Gaming is a very interesting example as it blends two distinct disciplines; software development and video production. In the gaming industry the two are intimately linked, so, in this case, is software part of digital content?

The answer is “it depends”. In the gaming example then the answer is probably yes but, taking it to the other extreme, the firmware that operates a digital watch is probably not.

Some insight came from the DTI’s Technology Strategy event last week where their ICT stream presentations referred to “Digital Communications”, yet the documents that the DTI have produced on this seem to refer to Telecommunications. It immediately seemed to me a bit bizzare investing taxpayers money in research in Telecommunications as the industry is maturing and is dominated by US, Chinese and Japanese mulitnationals.

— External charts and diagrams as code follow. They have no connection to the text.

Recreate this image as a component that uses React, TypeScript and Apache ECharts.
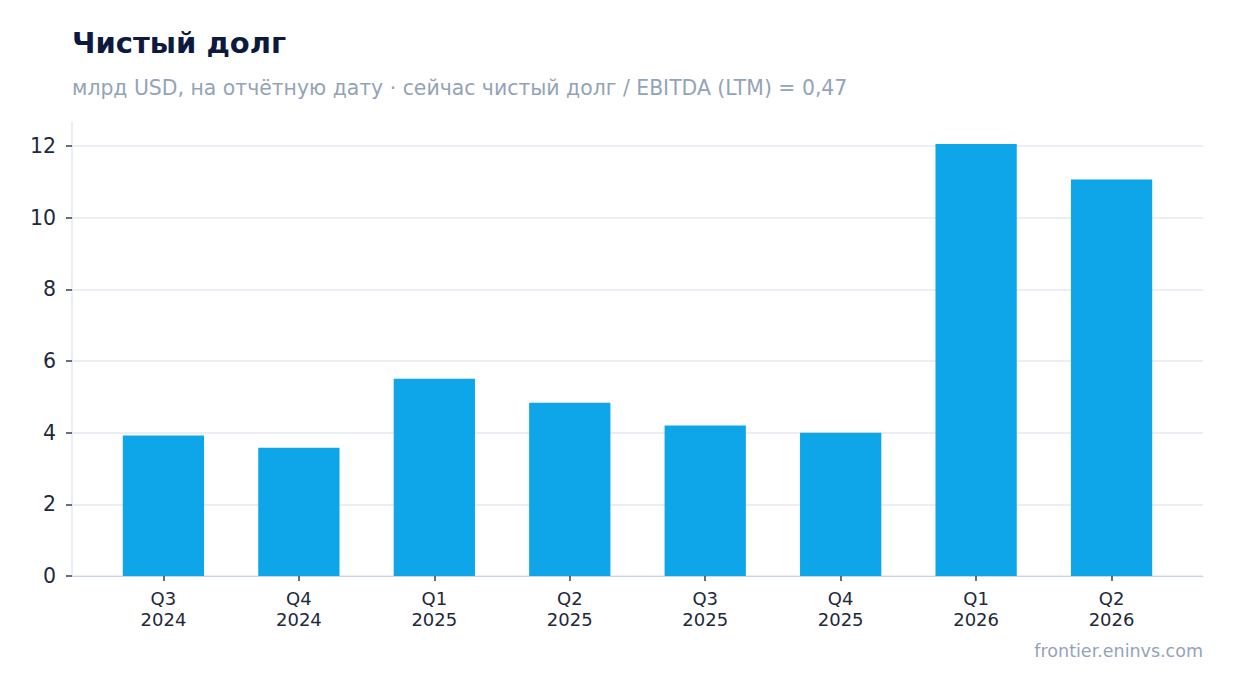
import React, { useEffect, useRef } from "react";
import * as echarts from "echarts";

const categories = ["Q3\n2024", "Q4\n2024", "Q1\n2025", "Q2\n2025", "Q3\n2025", "Q4\n2025", "Q1\n2026", "Q2\n2026"];
const netDebt = [3.92, 3.58, 5.51, 4.84, 4.2, 4.0, 12.06, 11.07];
const yTicks = [0, 2, 4, 6, 8, 10, 12];
const titleText = "Чистый долг";
const subtitleText = "млрд USD, на отчётную дату · сейчас чистый долг / EBITDA (LTM) = 0,47";
const footerText = "frontier.eninvs.com";

const FONT = "DejaVu Sans";

export default function App() {
  const ref = useRef<HTMLDivElement>(null);
  useEffect(() => {
    if (!ref.current) return;
    const chart = echarts.init(ref.current, undefined, { renderer: "svg" });
    const xIdx = categories.map((_, i) => i);
    chart.setOption({
      animation: false,
      backgroundColor: "#ffffff",
      textStyle: { fontFamily: FONT },
      title: [
        {
          text: titleText,
          left: 72,
          top: 28,
          padding: 0,
          textStyle: { fontFamily: FONT, fontSize: 29, fontWeight: "bold", color: "#0c1a3e", lineHeight: 29 },
        },
        {
          text: subtitleText,
          left: 72,
          top: 78,
          padding: 0,
          textStyle: { fontFamily: FONT, fontSize: 20.4, fontWeight: "normal", color: "#94a3b8", lineHeight: 20 },
        },
      ],
      graphic: [
        {
          type: "text",
          right: 31,
          top: 642,
          style: { text: footerText, font: `17.5px ${FONT}`, fill: "#94a3b8" },
        },
      ],
      grid: { left: 72, right: 31, top: 122.5, bottom: 117, containLabel: false },
      xAxis: {
        type: "value",
        min: -0.675,
        max: categories.length - 1 + 0.675,
        axisLine: { show: true, onZero: false, lineStyle: { color: "#cbd5e1", width: 1 } },
        axisTick: { show: true, length: 5, customValues: xIdx, lineStyle: { color: "#334155", width: 1.5 } },
        axisLabel: {
          color: "#1e293b",
          fontSize: 18,
          lineHeight: 21,
          margin: 11.5,
          fontFamily: FONT,
          customValues: xIdx,
          formatter: (v: number) => categories[Math.round(v)] ?? "",
        },
        splitLine: { show: false },
      },
      yAxis: {
        type: "value",
        min: 0,
        max: (v: { max: number }) => v.max * 1.05,
        axisLine: { show: true, onZero: false, lineStyle: { color: "#e2e8f0", width: 1.5 } },
        axisTick: { show: true, length: 6, customValues: yTicks, lineStyle: { color: "#334155", width: 1.5 } },
        axisLabel: { color: "#1e293b", fontSize: 20.5, margin: 16, fontFamily: FONT, customValues: yTicks },
        splitLine: { show: true, lineStyle: { color: "#e5e9f0", width: 1.5 } },
      },
      series: [
        {
          type: "bar",
          data: netDebt.map((v, i) => [i, v]),
          barWidth: "60%",
          itemStyle: { color: "#0ea5e9" },
        },
      ],
    });
    return () => chart.dispose();
  }, []);
  return <div ref={ref} style={{ width: 1234, height: 693, position: "absolute", left: 0, top: 0 }} />;
}
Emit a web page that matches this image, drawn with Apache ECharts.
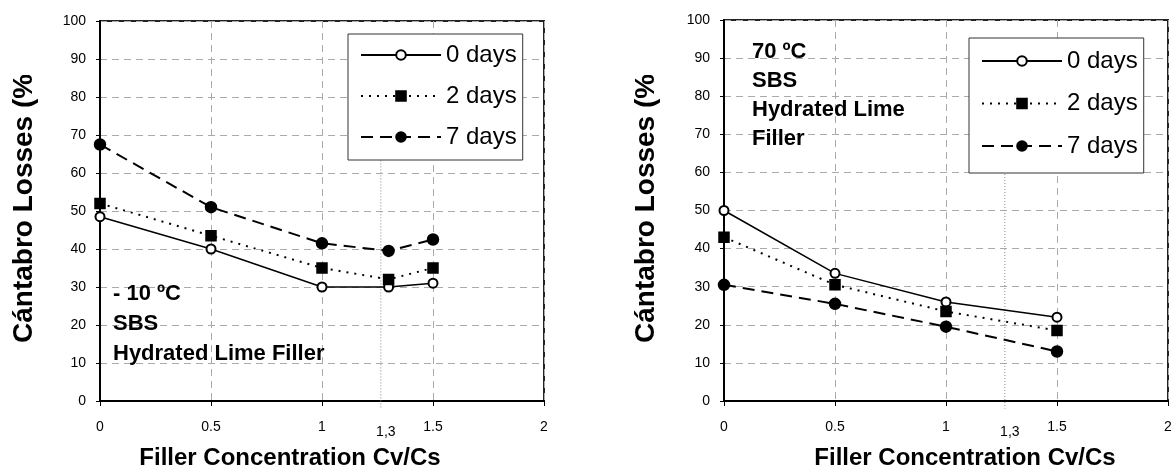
<!DOCTYPE html>
<html>
<head>
<meta charset="utf-8">
<script src="https://cdn.jsdelivr.net/npm/echarts@6/dist/echarts.min.js"></script>
<style>
  html, body { margin: 0; padding: 0; background: #fff; }
  #chart { width: 1176px; height: 472px; }
</style>
</head>
<body>
<div id="chart"></div>
<script>
// Cántabro losses vs. filler concentration, two test temperatures
const seriesNames = ['0 days', '2 days', '7 days'];

// -10 ºC panel
const xLeft = [0, 0.5, 1, 1.3, 1.5];
const left0 = [48.5, 40, 30, 30, 31];
const left2 = [52, 43.5, 35, 32, 35];
const left7 = [67.5, 51, 41.5, 39.5, 42.5];

// 70 ºC panel
const xRight = [0, 0.5, 1, 1.5];
const right0 = [50, 33.5, 26, 22];
const right2 = [43, 30.5, 23.5, 18.5];
const right7 = [30.5, 25.5, 19.5, 13];

// reference concentration marker (1,3)
const refX = 1.265;
const refLabel = '1,3';
const refLeft = [87, -2];
const refRight = [84, -2];

const leftNotes = ['- 10 ºC', 'SBS', 'Hydrated Lime Filler'];
const rightNotes = ['70 ºC', 'SBS', 'Hydrated Lime', 'Filler'];
const yTitle = 'Cántabro Losses (%';
const xTitle = 'Filler Concentration Cv/Cs';

const FONT = '"Liberation Sans", Arial, sans-serif';

const styles = {
  '0 days': { symbol: 'emptyCircle', symbolSize: 9, lineStyle: { color: '#000', width: 1.5, type: 'solid' } },
  '2 days': { symbol: 'rect', symbolSize: 10, lineStyle: { color: '#000', width: 2, type: [2, 6] } },
  '7 days': { symbol: 'circle', symbolSize: 11, lineStyle: { color: '#000', width: 2, type: [12, 7] } }
};

function pairs(xs, ys) { return xs.map((x, i) => [x, ys[i]]); }

function dataSeries(name, xs, ys, idx) {
  const s = styles[name];
  return {
    name: name, type: 'line', xAxisIndex: idx, yAxisIndex: idx,
    data: pairs(xs, ys),
    symbol: s.symbol, symbolSize: s.symbolSize,
    itemStyle: { color: '#000', borderColor: '#000', borderWidth: 1.5 },
    lineStyle: s.lineStyle,
    z: 5, animation: false
  };
}

function refSeries(vals, idx) {
  return {
    name: 'ref', type: 'line', xAxisIndex: idx, yAxisIndex: idx, clip: false,
    data: [
      [refX, vals[0]],
      { value: [refX, vals[1]], label: { show: true, formatter: refLabel, position: 'bottom', distance: 17, offset: [5, 0], color: '#000', fontSize: 14, fontFamily: FONT } }
    ],
    symbol: 'circle', symbolSize: 0,
    lineStyle: { color: '#888', width: 1, type: [1, 2] },
    itemStyle: { color: '#888' },
    z: 2, animation: false, silent: true
  };
}

function xAxis(idx) {
  return {
    gridIndex: idx, type: 'value', min: 0, max: 2, interval: 0.5,
    axisLine: { show: true, onZero: false, lineStyle: { color: '#000', width: 2 } },
    axisTick: { show: true, length: 5, lineStyle: { color: '#000', width: 1 } },
    axisLabel: { margin: 19, color: '#000', fontSize: 14, fontFamily: FONT, formatter: v => String(v) },
    splitLine: { show: true, lineStyle: { color: '#aaa', width: 1, type: [7, 5] } }
  };
}

function yAxis(idx) {
  return {
    gridIndex: idx, type: 'value', min: 0, max: 100, interval: 10,
    axisLine: { show: true, onZero: false, lineStyle: { color: '#000', width: 2 } },
    axisTick: { show: true, length: 4, lineStyle: { color: '#000', width: 1 } },
    axisLabel: { margin: 14, color: '#000', fontSize: 14, fontFamily: FONT },
    splitLine: { show: true, lineStyle: { color: '#aaa', width: 1, type: [7, 5] } }
  };
}

function legend(left, top, gap, padding) {
  return {
    data: seriesNames, orient: 'vertical', left: left, top: top,
    itemWidth: 80, itemHeight: 12, itemGap: gap,
    padding: padding,
    borderColor: '#333', borderWidth: 1, backgroundColor: '#fff',
    textStyle: { color: '#000', fontSize: 24, fontFamily: FONT, padding: [0, 0, 0, 0] },
    selectedMode: false
  };
}

function noteTexts(lines, x, y0, step) {
  return lines.map((t, i) => ({
    type: 'text', x: x, y: y0 + i * step, z: 10,
    style: { text: t, fill: '#000', font: 'bold 22px ' + FONT, textAlign: 'left', textVerticalAlign: 'middle' }
  }));
}

function yTitleText(x, y) {
  return {
    type: 'text', x: x, y: y, rotation: Math.PI / 2, z: 10,
    style: { text: yTitle, fill: '#000', font: 'bold 28px ' + FONT, textAlign: 'left', textVerticalAlign: 'middle' }
  };
}

// white band that trims the top of the rotated title, as on the original sheet
function titleMask(x) {
  return { type: 'rect', shape: { x: x, y: 0, width: 44, height: 75 }, style: { fill: '#fff' }, z: 11, silent: true };
}

function xTitleText(x, y) {
  return {
    type: 'text', x: x, y: y, z: 10,
    style: { text: xTitle, fill: '#000', font: 'bold 24px ' + FONT, textAlign: 'center', textVerticalAlign: 'middle' }
  };
}

const chart = echarts.init(document.getElementById('chart'), null, { renderer: 'canvas' });

chart.setOption({
  backgroundColor: '#fff',
  animation: false,
  grid: [
    { left: 100, top: 21, right: 632, bottom: 71, show: true, borderColor: '#222', borderWidth: 2, backgroundColor: 'transparent' },
    { left: 724, top: 20, right: 8, bottom: 71, show: true, borderColor: '#222', borderWidth: 2, backgroundColor: 'transparent' }
  ],
  xAxis: [xAxis(0), xAxis(1)],
  yAxis: [yAxis(0), yAxis(1)],
  legend: [legend(348, 34, 17, [9, 6, 11, 12]), legend(969, 38, 18.5, [11, 6, 15, 12])],
  series: [
    refSeries(refLeft, 0),
    dataSeries('0 days', xLeft, left0, 0),
    dataSeries('2 days', xLeft, left2, 0),
    dataSeries('7 days', xLeft, left7, 0),
    refSeries(refRight, 1),
    dataSeries('0 days', xRight, right0, 1),
    dataSeries('2 days', xRight, right2, 1),
    dataSeries('7 days', xRight, right7, 1)
  ],
  graphic: [
    ...noteTexts(leftNotes, 113, 294, 30),
    ...noteTexts(rightNotes, 752, 52, 29),
    yTitleText(24, 343),
    yTitleText(646, 343),
    titleMask(2),
    titleMask(624),
    xTitleText(290, 458),
    xTitleText(965, 458)
  ]
});
</script>
</body>
</html>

In conversation, it became clear that they were really looking to co-ordinate and maximise the value of research into what they called “the upper layers of the protocol stack” i.e. applications and content. At the time it made sense to refer to this as “digital communcations”, but then I checked the wikipedia entry on protocol stacks and the application layer is of course things like HTTP!

Confused?….. You will be

However, using “Digital Communications” as a broad term to to describe the combination of software and content that “new media” has become, works for me. In the 21st century knowledge is communicated between people in digital form through content and delivered using software over the telecoms infrastructure.

My only reservation is perhaps the term still too broad and ill-defined?